Reset, Don’t Rush: Closing One Year and Intentionally Beginning the Next
The end of the year isn’t meant to be a sprint to the finish line.
It’s a pause point!
Yet most people roll straight from December into January carrying the same habits, pressures, and unresolved stress—then wonder why “new year goals” don’t stick.
A real reset doesn’t come from doing more.
It comes from intentionally closing one chapter before opening the next.
This is your opportunity to reset!
Mentally, Physically, Spiritually, Relationally, and Personally, so you don’t just start a new year, you start it clear, grounded, and aligned.
1. Mental Reset: Clear the Noise Before You Set New Goals
Mental clutter is one of the biggest drains on energy and focus. If your mind is overloaded, no goal-setting framework will save you.
End-of-year mental reset means:
Acknowledge what weighed on you this year, decisions, stress, unresolved tension
Identify what no longer deserves space in your thinking
Let go of expectations that weren’t yours to begin with
Practical reset questions:
What thoughts or worries kept looping this year?
What am I mentally carrying that no longer serves me?
What clarity do I need before I move forward?
“Mental clarity isn’t passive. It’s a decision to stop rehearsing the past and start directing your attention forward.”
2. Physical Reset: Honour the Body That Carried You Through the Year
Your body absorbed the year just as much as your mind did.
Fatigue, tension, disrupted routines, and stress responses don’t disappear on January 1st. They need intention.
A physical reset is not about extremes.
It’s about respect.
Re-establish sleep rhythms
Return to consistent movement not punishment
Reconnect with nourishment instead of restriction
Ask yourself:
What did my body ask for this year that I ignored?
What small, sustainable habits help me feel stronger and steadier?
A rested body supports better decisions, patience, and resilience especially in leadership and life.
3. Spiritual Reset: Reconnect With Meaning, Not Pressure
Spirituality doesn’t have to be formal or rigid. At its core, it’s about connection, purpose, and grounding.
An end-of-year spiritual reset invites you to:
Reflect on moments of alignment and misalignment
Reconnect with what gives you peace, perspective, and meaning
Release guilt around “not doing enough” and focus on being present
Reflection prompts:
When did I feel most grounded this year?
What practices help me feel centered and calm?
What do I want to honour or deepen moving forward?
This reset isn’t about adding rituals.
It’s about restoring intention.
4. Relationship Reset: Repair, Recommit, or Release
Relationships shape our energy more than we realize.
As the year closes, it’s worth looking honestly at how your relationships impacted you.
Which relationships strengthened you?
Which drained you?
Where do boundaries need to be clarified?
Where is there space for appreciation or repair?

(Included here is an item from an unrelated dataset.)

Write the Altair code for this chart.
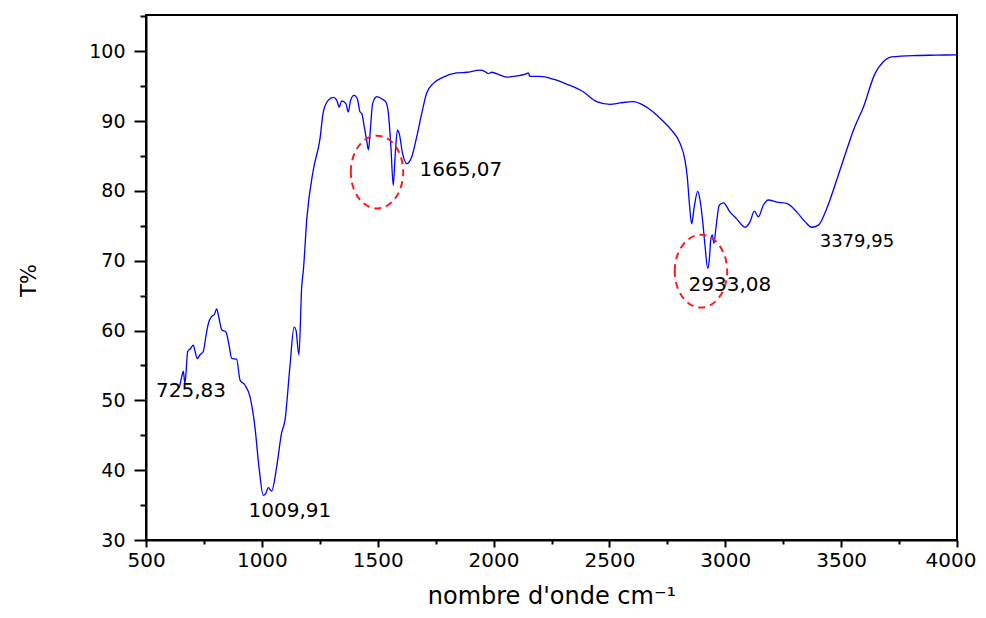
import altair as alt
import pandas as pd

# FTIR spectrum
wavenumber = [644, 655, 661, 668, 680, 692, 704, 712, 721, 735, 747, 760, 769, 783, 795, 805, 815, 827, 845, 858,
              870, 891, 906, 927, 949, 970, 989, 1006, 1016, 1028, 1042, 1064, 1085, 1100, 1121, 1139, 1147, 1160,
              1172, 1179, 1194, 1222, 1251, 1265, 1287, 1308, 1323, 1334, 1344, 1363, 1373, 1383, 1398, 1412, 1424,
              1431, 1441, 1452, 1460, 1467, 1478, 1496, 1517, 1536, 1546, 1557, 1567, 1575, 1585, 1593, 1607, 1625,
              1647, 1668, 1690, 1711, 1740, 1783, 1841, 1884, 1941, 1963, 1977, 1992, 2028, 2057, 2085, 2143, 2150,
              2157, 2200, 2258, 2315, 2387, 2445, 2503, 2546, 2603, 2646, 2689, 2725, 2768, 2805, 2826, 2836, 2845,
              2855, 2865, 2881, 2891, 2902, 2913, 2924, 2931, 2937, 2944, 2951, 2960, 2974, 2992, 3020, 3049, 3085,
              3107, 3125, 3143, 3164, 3186, 3222, 3265, 3308, 3344, 3373, 3402, 3438, 3480, 3523, 3553, 3596, 3646,
              3682, 3718, 3826, 3910, 4000]
transmittance = [51.8, 53.5, 54.2, 52.4, 57.0, 57.4, 57.9, 57.0, 56.0, 56.6, 57.0, 59.5, 61.0, 62.0, 62.3, 63.1, 61.8,
                 60.1, 59.8, 58.0, 56.0, 55.9, 52.9, 52.2, 50.5, 46.2, 40.0, 36.4, 36.6, 37.5, 37.0, 40.5, 45.3, 47.2,
                 54.8, 60.5, 60.1, 56.5, 66.3, 68.6, 76.0, 83.0, 87.5, 91.3, 93.0, 93.4, 93.0, 92.0, 92.9, 92.5, 91.3,
                 93.0, 93.7, 93.2, 91.3, 91.1, 89.4, 87.3, 85.9, 88.2, 92.5, 93.5, 93.2, 92.7, 91.1, 86.3, 80.8, 84.9,
                 88.7, 88.2, 85.4, 83.9, 84.9, 87.7, 91.1, 94.0, 95.4, 96.3, 96.9, 97.0, 97.3, 97.1, 96.8, 97.0, 96.6,
                 96.3, 96.4, 96.8, 96.9, 96.4, 96.4, 96.0, 95.3, 94.2, 92.8, 92.4, 92.6, 92.8, 92.3, 91.3, 90.2, 88.7,
                 86.8, 84.4, 82.0, 78.2, 75.3, 77.5, 79.95, 78.7, 75.8, 72.0, 68.9, 70.1, 72.9, 73.7, 72.5, 74.8,
                 77.95, 78.3, 77.0, 76.0, 74.8, 75.6, 77.1, 76.3, 77.95, 78.7, 78.4, 78.2, 77.0, 75.6, 74.8, 75.1,
                 77.5, 81.5, 85.8, 88.7, 92.0, 96.8, 98.5, 99.2, 99.4, 99.45, 99.5]

# peak labels
label_text = ["725,83", "1009,91", "1665,07", "2933,08", "3379,95"]
label_x = [694, 1121, 1859, 3020, 3568]
label_y = [51.3, 34.2, 83.0, 66.5, 72.7]
label_size = [20, 20, 20, 20, 18]

# dashed ellipses around bands
ellipse_x = [1497, 2895]
ellipse_y = [82.7, 68.5]

x_major = [500, 1000, 1500, 2000, 2500, 3000, 3500, 4000]
x_minor = [750, 1250, 1750, 2250, 2750, 3250, 3750]
y_major = [30, 40, 50, 60, 70, 80, 90, 100]
y_minor = [35, 45, 55, 65, 75, 85, 95, 105]

FONT = "DejaVu Sans"

df = pd.DataFrame({"wn": wavenumber, "T": transmittance})
labels = pd.DataFrame({"text": label_text, "wn": label_x, "T": label_y, "size": label_size})
ell = pd.DataFrame({"wn": ellipse_x, "T": ellipse_y})

xs = alt.Scale(domain=[500, 4000], nice=False, zero=False)
ys = alt.Scale(domain=[30, 105.2], nice=False, zero=False)

x_axis = alt.Axis(values=x_major, format="d", orient="bottom", grid=False, tickSize=7, tickWidth=2,
                  tickColor="black", domainColor="black", domainWidth=2, labelFont=FONT, labelFontSize=20,
                  labelColor="black", labelPadding=3, labelFlush=True, labelFlushOffset=19, labelOverlap=False,
                  title="nombre d'onde cm\u207b\u00b9", titleFont=FONT, titleFontSize=24,
                  titleFontWeight="normal", titleColor="black", titleY=63, titleBaseline="alphabetic")
y_axis = alt.Axis(values=y_major, format="d", orient="left", grid=False, tickSize=12, tickWidth=2,
                  tickColor="black", domainColor="black", domainWidth=2, labelFont=FONT, labelFontSize=19,
                  labelColor="black", labelPadding=9, labelFlush=False, labelOverlap=False,
                  title="T%", titleFont=FONT, titleFontSize=21, titleFontWeight="normal", titleColor="black",
                  titleX=-111, titleY=265, titleBaseline="alphabetic", titleAlign="center")

x_minor_axis = alt.Axis(values=x_minor, orient="bottom", grid=False, tickSize=4, tickWidth=2,
                        tickColor="black", labels=False, domain=False, title=None)
y_minor_axis = alt.Axis(values=y_minor, orient="left", grid=False, tickSize=6, tickWidth=2,
                        tickColor="black", labels=False, domain=False, title=None)

line = alt.Chart(df).mark_line(color="#0000ff", strokeWidth=1.3, interpolate="monotone").encode(
    x=alt.X("wn:Q", scale=xs, axis=x_axis),
    y=alt.Y("T:Q", scale=ys, axis=y_axis),
)

minor = alt.Chart(df).mark_point(opacity=0).encode(
    x=alt.X("wn:Q", scale=xs, axis=x_minor_axis),
    y=alt.Y("T:Q", scale=ys, axis=y_minor_axis),
)

ellipse_shape = "M -0.72 0 A 0.72 1 0 1 1 0.72 0 A 0.72 1 0 1 1 -0.72 0 Z"
ellipses = alt.Chart(ell).mark_point(shape=ellipse_shape, size=5300, filled=False, color="#ff1a1a",
                                     strokeWidth=2, strokeDash=[7, 5], opacity=1).encode(
    x=alt.X("wn:Q", scale=xs, axis=None),
    y=alt.Y("T:Q", scale=ys, axis=None),
)

texts = alt.Chart(labels).mark_text(font=FONT, color="black", align="center", baseline="middle").encode(
    x=alt.X("wn:Q", scale=xs, axis=None),
    y=alt.Y("T:Q", scale=ys, axis=None),
    text="text:N",
    size=alt.Size("size:Q", scale=None, legend=None),
)

chart = alt.layer(line, minor, ellipses, texts).resolve_axis(
    x="independent", y="independent"
).properties(
    width=811, height=525,
    autosize=alt.AutoSizeParams(type="none"),
    padding={"left": 138, "top": 7, "right": 21, "bottom": 70},
    background="white",
).configure_view(stroke="black", strokeWidth=2)

chart.save("out.html", embed_options={"renderer": "svg", "actions": False})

A relational reset may mean:
Saying thank you where it’s overdue
Having a difficult but respectful conversation
Letting go of guilt-driven connections that no longer fit
“Healthy relationships are built on clarity, not obligation.”
5. Personal Growth Reset: Keep the Lessons, Drop the Self-Criticism
Growth isn’t about perfection. It’s about learning.
Instead of reviewing the year through failure, try this:
Identify what you learned about yourself
Notice how you adapted, even under pressure
Acknowledge progress that didn’t come with applause
Ask:
What did this year teach me about my resilience?
How did I stretch beyond my comfort zone?
What strengths did I rely on most?
Growth compounds when reflection replaces self-judgment.
6. Happiness Reset: Redefine What Actually Matters
Happiness isn’t a constant state. It’s a byproduct of alignment.
An end-of-year reset allows you to redefine happiness for this season of your life, not a highlight reel version of it.
Consider:
What moments brought genuine joy this year?
What expectations stole joy unnecessarily?
What simple experiences do I want more of next year?
Happiness grows when life feels intentional, not rushed.
Moving Into the New Year: Start Aligned, Not Exhausted
A new year doesn’t require a dramatic overhaul.
It requires honesty, clarity, and intention.
When you take time to reset:
You lead yourself better
You make clearer decisions
You create space for growth that actually sticks
Before you set goals, pause.
Before you push forward, reset.
“The strongest way to begin a new year isn’t with pressure, it’s with purpose.”